Influx now uses inputs.tail instead of inputs.logparser
This post shares an examples of the new grok_custom_patterns parameter.
I found mostly examples with old examples from 2017, I hope this catches the eyes of people looking for examples in 2020. I struggled to get Telegraf inputs.tail to work due to the changes in config style and lack of clarity in the InfluxDB/Telegraf/Tail/Logparser/GROK docs.
The docs specifically references the following example but without giving a full example. It also doesn’t explaining how grok_custom_patterns relates to grok_patterns.
Text book example
[[inputs.tail]]
files = [“/var/log/apache/access.log”]
from_beginning = false
grok_patterns = [“%{COMBINED_LOG_FORMAT}”]
name_override = “apache_access_log”
grok_custom_pattern_files = []
grok_custom_patterns = ‘’’
‘’’
grok_timezone = “Canada/Eastern”
data_format = “grok”
Here is my explanation of latest config format:
Example Log Line
RESULT,2020-06-25 15:34:34,UNXPRD01,PROD_INSTANCE01,Running
telegraf.conf
[[inputs.tail]]
## file(s) to tail:
files = ["c:\\magicparser\\customlogs\\host01.log"]
from_beginning = false
#name of the "Metric" (which I want to see in Grafana eventually)
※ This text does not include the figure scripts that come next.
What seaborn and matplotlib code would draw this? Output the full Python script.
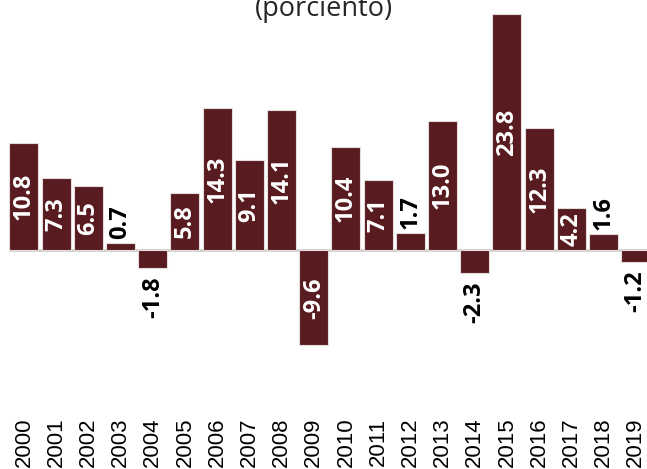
import matplotlib

matplotlib.use("Agg")

import matplotlib.pyplot as plt
import pandas as pd
import seaborn as sns

# Annual growth (percent)
years = [str(y) for y in range(2000, 2020)]
growth = [10.8, 7.3, 6.5, 0.7, -1.8, 5.8, 14.3, 9.1, 14.1, -9.6,
          10.4, 7.1, 1.7, 13.0, -2.3, 23.8, 12.3, 4.2, 1.6, -1.2]
title = "(porciento)"

BAR = "#581b1f"

df = pd.DataFrame({"year": years, "growth": growth})

sns.set_theme(style="white")
plt.rcParams["font.family"] = ["Open Sans", "DejaVu Sans"]

fig = plt.figure(figsize=(6.47, 4.69), dpi=100)
ax = fig.add_axes([0, 0.1365, 1, 0.8635])

sns.barplot(data=df, x="year", y="growth", color=BAR, saturation=1,
            width=0.9, edgecolor="#e4dcdc", linewidth=0.8, ax=ax)

ax.set_xlim(-0.745, 19.35)
ax.set_ylim(-15.6, 25.2)
ax.hlines(0, -0.45, 19.6, color="#cfcfcf", lw=2, zorder=0.5)

# value labels: inside for tall bars, outside for short ones
for i, v in enumerate(growth):
    txt = f"{v:.1f}"
    if abs(v) >= 4:
        ax.text(i, v / 2, txt, rotation=90, ha="center", va="center",
                color="white", fontsize=17, fontweight="bold")
    elif v >= 0:
        ax.annotate(txt, (i, v), xytext=(0, 3), textcoords="offset points",
                    rotation=90, ha="center", va="bottom", color="black",
                    fontsize=17, fontweight="bold")
    else:
        ax.annotate(txt, (i, v), xytext=(0, -6), textcoords="offset points",
                    rotation=90, ha="center", va="top", color="black",
                    fontsize=17, fontweight="bold")

ax.set_xlabel("")
ax.set_ylabel("")
ax.set_yticks([])
ax.tick_params(axis="x", length=0, pad=9, labelsize=16, labelrotation=90,
               labelcolor="black")
for lab in ax.get_xticklabels():
    lab.set_family(["Liberation Sans", "DejaVu Sans"])
sns.despine(ax=ax, left=True, bottom=True)

fig.text(0.5, 1 - 16 / 469, title, ha="center", va="baseline", fontsize=19.5)

fig.savefig("out.png", dpi=100)
plt.close(fig)
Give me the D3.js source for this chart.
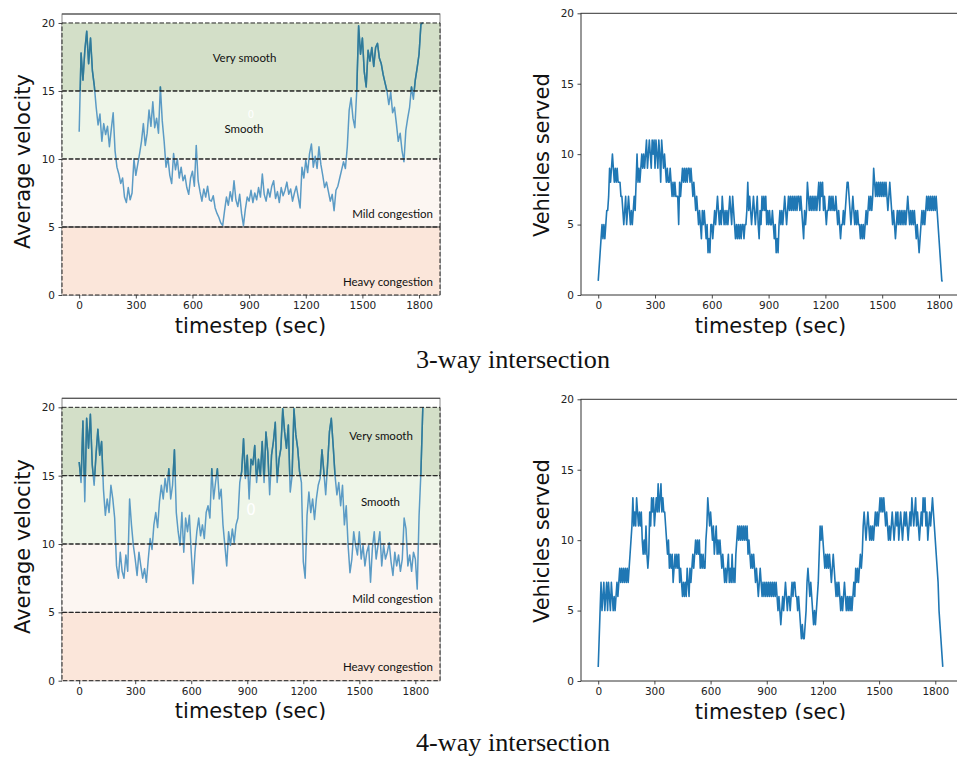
<!DOCTYPE html>
<html><head><meta charset="utf-8">
<script src="https://cdn.jsdelivr.net/npm/d3@7"></script>
<style>body{margin:0;background:#fff} svg{display:block}</style>
</head><body>
<svg id="c" width="957" height="758"></svg>
<script>
// Average velocity, 3-way intersection, one value every 10 s (0..1820)
const velocity3 = [
12.0,17.8,15.8,18.0,19.4,17.0,18.9,16.5,15.4,13.8,12.5,13.3,11.3,12.6,11.8,12.4,10.9,12.2,13.4,10.6,
9.4,8.9,8.2,8.6,7.2,6.8,7.9,7.0,7.5,10.0,8.8,9.6,10.4,11.3,12.6,11.0,11.9,13.6,12.4,14.2,
12.3,13.0,11.9,15.3,12.8,11.3,9.4,10.1,8.8,8.2,10.4,9.2,10.0,8.6,9.4,8.4,8.8,7.9,7.4,8.6,
9.1,8.0,11.0,8.4,7.6,6.9,7.8,7.2,8.0,7.0,6.9,7.3,6.4,6.0,5.7,5.3,5.1,6.2,7.2,6.6,
7.6,6.9,8.4,7.0,6.5,7.4,6.0,5.1,6.3,7.2,6.9,7.7,6.8,7.5,7.0,7.9,7.2,8.9,7.4,6.9,
7.8,7.2,8.0,8.4,7.1,7.6,6.8,7.9,7.3,7.7,8.3,7.4,7.8,6.9,7.5,8.0,7.2,6.4,9.4,8.6,
9.9,9.0,10.4,11.1,9.4,10.2,9.3,10.9,9.6,8.8,7.9,8.3,7.6,6.9,7.4,6.2,7.7,8.0,8.6,9.2,
9.8,9.3,10.9,13.6,14.5,13.0,12.3,15.0,19.8,17.7,18.9,16.4,15.3,18.0,17.2,18.2,16.8,18.2,18.5,17.4,
17.0,16.2,15.6,15.0,14.0,14.9,13.4,13.8,12.6,11.3,11.9,10.6,9.8,12.1,13.0,13.8,15.3,14.4,15.8,16.7,
17.7,19.9,20.0];
// Average velocity, 4-way intersection, one value every 10 s (0..1840)
const velocity4 = [
16.0,14.5,19.0,13.1,19.2,17.0,19.5,15.8,14.3,16.5,18.4,16.5,17.5,14.0,12.1,13.3,12.3,14.3,13.3,11.9,
8.4,7.5,9.4,8.0,7.5,9.2,8.0,13.3,11.4,9.9,8.9,7.7,9.4,8.4,7.5,8.2,7.2,8.9,10.4,9.6,
11.4,12.3,11.2,13.1,14.3,13.3,14.8,13.8,15.5,13.3,14.3,16.9,12.3,10.9,9.9,12.3,9.4,11.9,10.9,12.1,
9.4,7.1,9.4,10.9,11.9,10.6,11.4,10.4,12.3,12.8,11.9,15.5,13.3,14.5,15.5,13.3,14.0,11.4,9.9,8.4,
10.9,9.9,11.1,10.1,11.4,11.9,14.5,15.3,17.7,14.8,16.5,13.3,16.2,15.8,17.2,14.5,16.2,15.0,17.5,14.5,
18.2,16.7,13.6,16.5,17.5,18.9,14.5,16.2,17.0,19.9,18.2,17.0,18.7,13.8,15.0,19.9,18.0,17.0,15.3,14.5,
8.7,7.5,12.1,13.8,12.3,13.3,11.8,13.3,14.3,14.8,16.9,15.3,13.6,15.8,18.2,19.2,17.2,15.0,13.6,14.5,
12.8,14.3,11.4,12.8,9.9,7.9,8.9,10.9,9.9,9.2,10.9,8.9,9.9,8.4,9.4,9.9,7.2,9.7,10.9,8.9,
9.9,10.9,8.4,9.9,8.9,9.4,10.1,8.7,7.7,9.4,8.4,9.2,8.0,8.9,11.9,11.1,8.4,9.2,8.0,9.4,
8.9,6.7,12.1,15.3,20.0];
// Vehicles served, 3-way intersection, one value every 5 s (0..1820)
const served3 = [
1,2,3,4,5,4,5,4,5,6,6,7,
9,8,9,10,9,8,9,8,9,8,8,8,
7,7,6,5,6,7,5,6,7,6,5,6,
5,6,7,6,8,10,8,9,8,9,10,9,
10,9,10,11,9,10,11,10,9,11,10,11,
9,11,10,9,11,10,8,11,10,9,10,9,
8,9,8,8,9,8,7,8,7,8,7,7,
7,5,8,7,8,9,8,9,8,9,8,9,
9,8,9,8,7,8,7,6,7,6,5,6,
5,4,6,5,6,5,4,5,3,4,3,5,
5,4,5,6,5,6,7,6,5,6,5,7,
6,5,6,5,6,5,6,7,6,5,7,6,
5,4,5,4,5,4,5,4,5,5,4,5,
5,6,8,6,7,6,5,6,7,6,5,6,
7,5,4,6,5,7,6,7,6,7,5,6,
5,6,5,5,6,5,4,5,3,4,3,5,
6,5,6,5,6,7,6,5,6,7,6,7,
6,7,6,7,6,7,6,7,7,6,7,6,
5,4,6,5,6,8,7,6,7,6,7,6,
7,6,7,6,7,8,6,8,7,8,6,7,
6,5,6,6,7,6,7,6,7,6,6,7,
6,5,6,5,4,5,5,6,5,6,7,8,
8,7,6,5,6,7,6,5,6,5,6,5,
5,4,5,4,5,4,5,6,5,6,7,6,
7,6,7,9,8,7,8,7,8,7,8,7,
8,7,8,7,8,7,6,7,8,7,6,5,
6,5,4,5,6,5,6,5,6,5,6,5,
6,5,6,7,6,5,6,5,6,5,6,5,
4,5,4,3,4,5,6,5,6,5,6,7,
6,7,6,7,6,7,6,7,6,7,6,5,
4,3,2,1,1];
// Vehicles served, 4-way intersection, one value every 5 s (0..1840)
const served4 = [
1,3,5,7,5,6,7,5,6,7,5,7,
6,5,7,6,5,6,5,6,7,6,7,8,
7,8,7,8,7,8,7,8,7,8,9,10,
11,13,11,12,11,13,12,11,12,11,12,10,
9,10,9,11,9,8,9,12,11,13,12,13,
11,12,13,12,14,12,13,14,12,13,12,12,
11,10,9,10,8,9,8,9,7,8,9,8,
9,8,9,7,8,7,6,7,6,7,6,8,
7,6,8,7,8,9,8,9,10,9,10,9,
10,8,9,8,9,8,8,10,11,13,12,11,
12,11,10,11,9,10,11,9,10,9,10,9,
8,9,8,7,8,7,8,9,7,8,7,9,
7,8,7,9,10,11,10,11,10,11,10,11,
10,11,10,11,9,10,9,8,9,8,9,8,
7,8,7,6,7,8,7,6,7,6,7,6,
7,6,7,6,7,6,7,6,7,6,7,6,
5,6,5,4,5,6,5,6,7,6,5,6,
6,5,6,7,6,7,7,6,6,5,6,5,
4,3,4,3,3,4,5,7,8,7,6,7,
6,5,4,5,4,5,6,7,9,11,10,11,
10,9,8,9,8,9,8,9,8,7,8,9,
8,7,6,7,6,7,6,5,6,5,6,7,
6,5,6,5,6,5,6,5,6,7,6,8,
7,8,7,8,9,8,9,11,12,11,10,11,
12,11,10,11,10,11,10,11,12,11,12,11,
12,13,12,13,12,13,12,11,12,11,10,11,
10,11,12,11,10,11,12,11,12,10,11,12,
11,10,11,12,11,12,11,10,11,12,11,13,
12,11,12,13,11,12,11,10,11,12,11,13,
12,13,11,12,10,11,12,11,12,13,12,11,
10,9,8,7,5,4,3,2,1];
const xTicks = [0, 300, 600, 900, 1200, 1500, 1800];
const yTicks = [0, 5, 10, 15, 20];
const bandNames = ["Heavy congestion", "Mild congestion", "Smooth", "Very smooth"];
const bandLow = [0, 5, 10, 15];
const bandHigh = [5, 10, 15, 20];
const captions = ["3-way intersection", "4-way intersection"];
const xLabel = "timestep (sec)";
const velLabel = "Average velocity";
const servedLabel = "Vehicles served";

const bandFill = ["#fbe6da", "#fcf6f2", "#eef5e8", "#d3dfc8"];
const svg = d3.select("#c");
const defs = svg.append("defs");
const SANS = "'DejaVu Sans', sans-serif";

function clipRect(id, x, y, w, h) {
  defs.append("clipPath").attr("id", id).append("rect")
    .attr("x", x).attr("y", y).attr("width", w).attr("height", h);
}
clipRect("rowTop", 0, 0, 957, 336);
clipRect("rowBot", 0, 388, 957, 332);

function drawAxes(g, x, y, bottom, left) {
  const ax = g.append("g").attr("transform", `translate(0,${bottom})`)
    .call(d3.axisBottom(x).tickValues(xTicks).tickSize(3.5).tickPadding(3.5).tickFormat(d3.format("d")));
  const ay = g.append("g").attr("transform", `translate(${left},0)`)
    .call(d3.axisLeft(y).tickValues(yTicks).tickSize(3.5).tickPadding(3.5).tickFormat(d3.format("d")));
  [ax, ay].forEach(a => {
    a.select(".domain").remove();
    a.selectAll("line").attr("stroke", "#333").attr("stroke-width", 0.9);
    a.selectAll("text").attr("font-family", SANS).attr("font-size", "10.5px").attr("fill", "#222");
  });
}

function axisTitles(g, cx, labelY, yLabelX, yCenter, ytext) {
  g.append("text").attr("x", cx).attr("y", labelY).attr("text-anchor", "middle")
    .attr("font-family", SANS).attr("font-size", "21px").attr("fill", "#111").text(xLabel);
  g.append("text").attr("transform", `translate(${yLabelX},${yCenter}) rotate(-90)`)
    .attr("text-anchor", "middle").attr("font-family", SANS).attr("font-size", "21px")
    .attr("fill", "#111").text(ytext);
}

function velocityPanel(clipId, series, xDom, top, bottom, labelPos, zeroPos, idx) {
  const g = svg.append("g").attr("clip-path", `url(#${clipId})`);
  const x = d3.scaleLinear().domain(xDom).range([62, 440]);
  const y = d3.scaleLinear().domain([0, 20.66]).range([bottom, top]);
  const [x0, x1] = x.range();
  g.append("rect").attr("x", x0).attr("y", top).attr("width", x1 - x0).attr("height", bottom - top)
    .attr("fill", "#fff").attr("stroke", "#888").attr("stroke-width", 1);
  bandNames.forEach((n, i) => {
    g.append("rect").attr("x", x0).attr("y", y(bandHigh[i])).attr("width", x1 - x0)
      .attr("height", y(bandLow[i]) - y(bandHigh[i])).attr("fill", bandFill[i]);
  });
  g.append("line").attr("x1", x0).attr("x2", x1).attr("y1", top).attr("y2", top)
    .attr("stroke", "#444").attr("stroke-width", 1.1);
  const line = d3.line().x((d, i) => x(i * 10)).y(d => y(d));
  const cid = "vs" + idx;
  defs.append("clipPath").attr("id", cid).append("rect")
    .attr("x", x0).attr("y", top - 2).attr("width", x1 - x0).attr("height", y(15) - top + 2);
  g.append("path").datum(series).attr("d", line).attr("fill", "none")
    .attr("stroke", "#5b9bc5").attr("stroke-width", 1.5).attr("stroke-linejoin", "round");
  g.append("path").datum(series).attr("d", line).attr("fill", "none").attr("clip-path", `url(#${cid})`)
    .attr("stroke", "#2f7a97").attr("stroke-width", 1.5).attr("stroke-linejoin", "round");
  bandNames.forEach((n, i) => {
    g.append("rect").attr("x", x0).attr("y", y(bandHigh[i])).attr("width", x1 - x0)
      .attr("height", y(bandLow[i]) - y(bandHigh[i])).attr("fill", "none")
      .attr("stroke", "#222").attr("stroke-width", 1).attr("stroke-dasharray", "4.5,2");
  });
  if (idx === 0) {
    g.append("line").attr("x1", x0).attr("x2", x1).attr("y1", y(5)).attr("y2", y(5))
      .attr("stroke", "#444").attr("stroke-width", 1.2);
  }
  bandNames.forEach((n, i) => {
    const p = labelPos[i];
    g.append("text").attr("x", p[0]).attr("y", p[1]).attr("text-anchor", p[2])
      .attr("font-family", "Lato, 'Open Sans', sans-serif").attr("font-size", "11.5px")
      .attr("fill", "#111").text(n);
  });
  g.append("text").attr("x", zeroPos[0]).attr("y", zeroPos[1]).attr("text-anchor", "middle")
    .attr("font-family", SANS).attr("font-size", zeroPos[2] + "px").attr("fill", "#ffffff").text("0");
  drawAxes(g, x, y, bottom, x0);
  axisTitles(g, 250.5, bottom + 37.5, 30, (top + bottom) / 2 + 7, velLabel);
}

function servedPanel(clipId, series, xDom, top, bottom) {
  const g = svg.append("g").attr("clip-path", `url(#${clipId})`);
  const x = d3.scaleLinear().domain(xDom).range([581, 960]);
  const y = d3.scaleLinear().domain([0, 20]).range([bottom, top]);
  const [x0, x1] = x.range();
  g.append("rect").attr("x", x0).attr("y", top).attr("width", x1 - x0).attr("height", bottom - top)
    .attr("fill", "none").attr("stroke", "#333").attr("stroke-width", 1);
  const line = d3.line().x((d, i) => x(i * 5)).y(d => y(d));
  g.append("path").datum(series).attr("d", line).attr("fill", "none")
    .attr("stroke", "#1f77b4").attr("stroke-width", 1.6).attr("stroke-linejoin", "round");
  drawAxes(g, x, y, bottom, x0);
  axisTitles(g, 770.5, bottom + 37.5, 549, (top + bottom) / 2 + 1, servedLabel);
}

// label positions given in bandNames order: Heavy, Mild, Smooth, Very smooth
velocityPanel("rowTop", velocity3, [-91, 1911], 14, 295,
  [[433, 286, "end"], [433, 218, "end"], [244, 133, "middle"], [244.5, 62, "middle"]],
  [251, 118, 10], 0);
servedPanel("rowTop", served3, [-91, 1911], 13.3, 295);
velocityPanel("rowBot", velocity4, [-92, 1932], 398.3, 680.7,
  [[433, 671, "end"], [433, 603, "end"], [380.5, 506, "middle"], [381, 440, "middle"]],
  [251, 515, 15], 1);
servedPanel("rowBot", served4, [-92, 1932], 399.3, 681);

[[513, 368], [513, 751]].forEach((p, i) => {
  svg.append("text").attr("x", p[0]).attr("y", p[1]).attr("text-anchor", "middle")
    .attr("font-family", "'Liberation Serif', 'DejaVu Serif', serif").attr("font-size", "25px")
    .attr("textLength", 194).attr("lengthAdjust", "spacingAndGlyphs")
    .attr("fill", "#111").text(captions[i]);
});
</script>
</body></html>
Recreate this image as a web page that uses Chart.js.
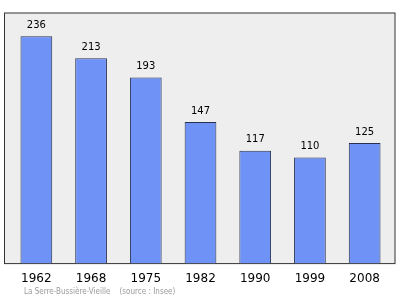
<!DOCTYPE html>
<html>
<head>
<meta charset="utf-8">
<script src="https://cdn.jsdelivr.net/npm/chart.js@4/dist/chart.umd.min.js"></script>
<style>
  html, body { margin: 0; padding: 0; background: #ffffff; }
  canvas { display: block; }
</style>
</head>
<body>
<canvas id="popChart" width="400" height="299"></canvas>
<script>
// Population data (source: Insee)
const years = ['1962', '1968', '1975', '1982', '1990', '1999', '2008'];
const population = [236, 213, 193, 147, 117, 110, 125];
const sourceNote = 'La Serre-Bussière-Vieille    (source : Insee)';

// gray plot frame, a bit wider than the chart area
const frame = {
    id: 'frame',
    beforeDatasetsDraw(chart) {
        const { ctx, chartArea } = chart;
        const x0 = chartArea.left - 4.5, x1 = chartArea.right + 3;
        const y0 = chartArea.top, y1 = chartArea.bottom;
        ctx.save();
        ctx.fillStyle = '#eeeeee';
        ctx.fillRect(x0, y0, x1 - x0, y1 - y0);
        ctx.strokeStyle = '#333333';
        ctx.lineWidth = 1;
        ctx.strokeRect(x0, y0, x1 - x0, y1 - y0);
        ctx.restore();
    },
    afterDraw(chart) {
        const { ctx } = chart;
        ctx.save();
        ctx.font = '8px "DejaVu Sans Condensed", "Liberation Sans Narrow", sans-serif';
        ctx.fillStyle = '#9a9a9a';
        ctx.textBaseline = 'middle';
        ctx.fillText(sourceNote, 24, 292);
        ctx.restore();
    }
};

// value labels above each bar
const valueLabels = {
    id: 'valueLabels',
    afterDatasetsDraw(chart) {
        const { ctx } = chart;
        const meta = chart.getDatasetMeta(0);
        ctx.save();
        ctx.font = '10px "DejaVu Sans", sans-serif';
        ctx.fillStyle = '#000000';
        ctx.textAlign = 'center';
        ctx.textBaseline = 'bottom';
        meta.data.forEach((bar, i) => {
            ctx.fillText(population[i], bar.x, bar.y - 6);
        });
        ctx.restore();
    }
};

new Chart(document.getElementById('popChart').getContext('2d'), {
    type: 'bar',
    data: {
        labels: years,
        datasets: [{
            data: population,
            backgroundColor: '#6f92f7',
            borderColor: '#27314f',
            borderWidth: 1,
            borderSkipped: 'bottom',
            barPercentage: 0.58,
            categoryPercentage: 1
        }]
    },
    options: {
        responsive: false,
        animation: false,
        layout: { padding: { left: 9, right: 8, top: 13, bottom: 5 } },
        plugins: {
            legend: { display: false },
            tooltip: { enabled: false }
        },
        scales: {
            x: {
                grid: { display: false, drawTicks: false },
                border: { display: false },
                ticks: {
                    color: '#000000',
                    font: { family: '"DejaVu Sans", sans-serif', size: 12 },
                    padding: 8
                }
            },
            y: {
                display: false,
                min: 0,
                max: 260
            }
        }
    },
    plugins: [frame, valueLabels]
});
</script>
</body>
</html>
name_override = "magicparser"
grok_patterns = ["%{CUSTOM_LOG}"]
grok_custom_patterns = '''
MAGICDATE %{YEAR}-%{MONTHNUM}-%{MONTHDAY} %{TIME}
CUSTOM_LOG %{MAGICDATE:date},%{WORD:log_entry_hostname:tag},%{WORD:log_entry_service:tag},%{WORD:log_entry_state}
'''
data_format = "grok"
Explanations
- “files” - should be clear, the file you want to monitor. Only one file per input agent.
- “from_beginning” - only tick if you are sure you want to process your whole log file. I typically only used this when I was testing.
- “name_override” - Will set the metric name. For my use case, this is the name of the Metric I will use in Grafana. Grafana has Metrics, Tags and Fields. Metric is the primary name. Tags are indexed for high performance. Fields is for often changing data.
- “grok_patterns” - is the required field (according to my tests) that input.tail can not work without. You have to define your main pattern here. In this case I indicate I will use a CUSTOM_LOG pattern
- “grok_custom_patterns” - This is the tricky part that the docs did not explain well. This parameter allows me to use the triple quote approach to define a series of lines of custom patterns. This value defines the details of pattern that I had listed above in “grok_patterns”. The two work together. What is nice about GROK patterns is you can use one pattern in another. This way you break the problem up in manageable pieces. See how I defined “MAGICDATE” as my own custom pattern, and then used that in my “CUSTOM_LOG” pattern.
- data_format = “grok” - tells the tail plugin that we are using the GROK data format.
Tips
- A note on data types. - You will see that I didn’t just leave GROK to decide data formats for me. I overwrite the string default by appending the “tag” keyway to my element definition. This forces InfluxDB to store this field as a tag. This means the field will be indexed. Also in my use case this means I can now see the field pop up in the Grafana query builder as a WHERE parameter. Note that you should not just make all fields tags, see this post about performance impact of tags.
{WORD:log_entry_service:tag}
- Use timestamp to force InfluxDB to use your logs time - I didn’t override the Telegraf timestamp with my date. I just store my date as a string field. If I used a timestamp pattern, like follows, I could have told Telegraf to use my log entry’s time as its timestamp and ignore the time of reading the log file:
%{TIMESTAMP_ISO8601:timestamp:ts-“2006-01-02 15:04:05”}
- Use command line output for testing - Don’t waste time trying to send data to InfluxDB immediately, first try out your work locally to the standard output/command line using the file output. Remember you can only have one output at a time (as far as I know), so comment out your existing output plugin before adding this:
[[outputs.file]]
files = [“stdout”]
data_format = “influx”
- Build and test one field at a time - Pattern matcing is an incredibly tricking and painful exercise. It’s recommended to start with just one parameter in a test log file and then add one by one your other fields. Trust me. I read that advise another blog I can’t find now, and it was a great tip.
For example, with above log file just start with a test.log file simply with:
RESULT
And get that to match and make sure everything is working before tackling the rest.
Good luck for your pattern matching.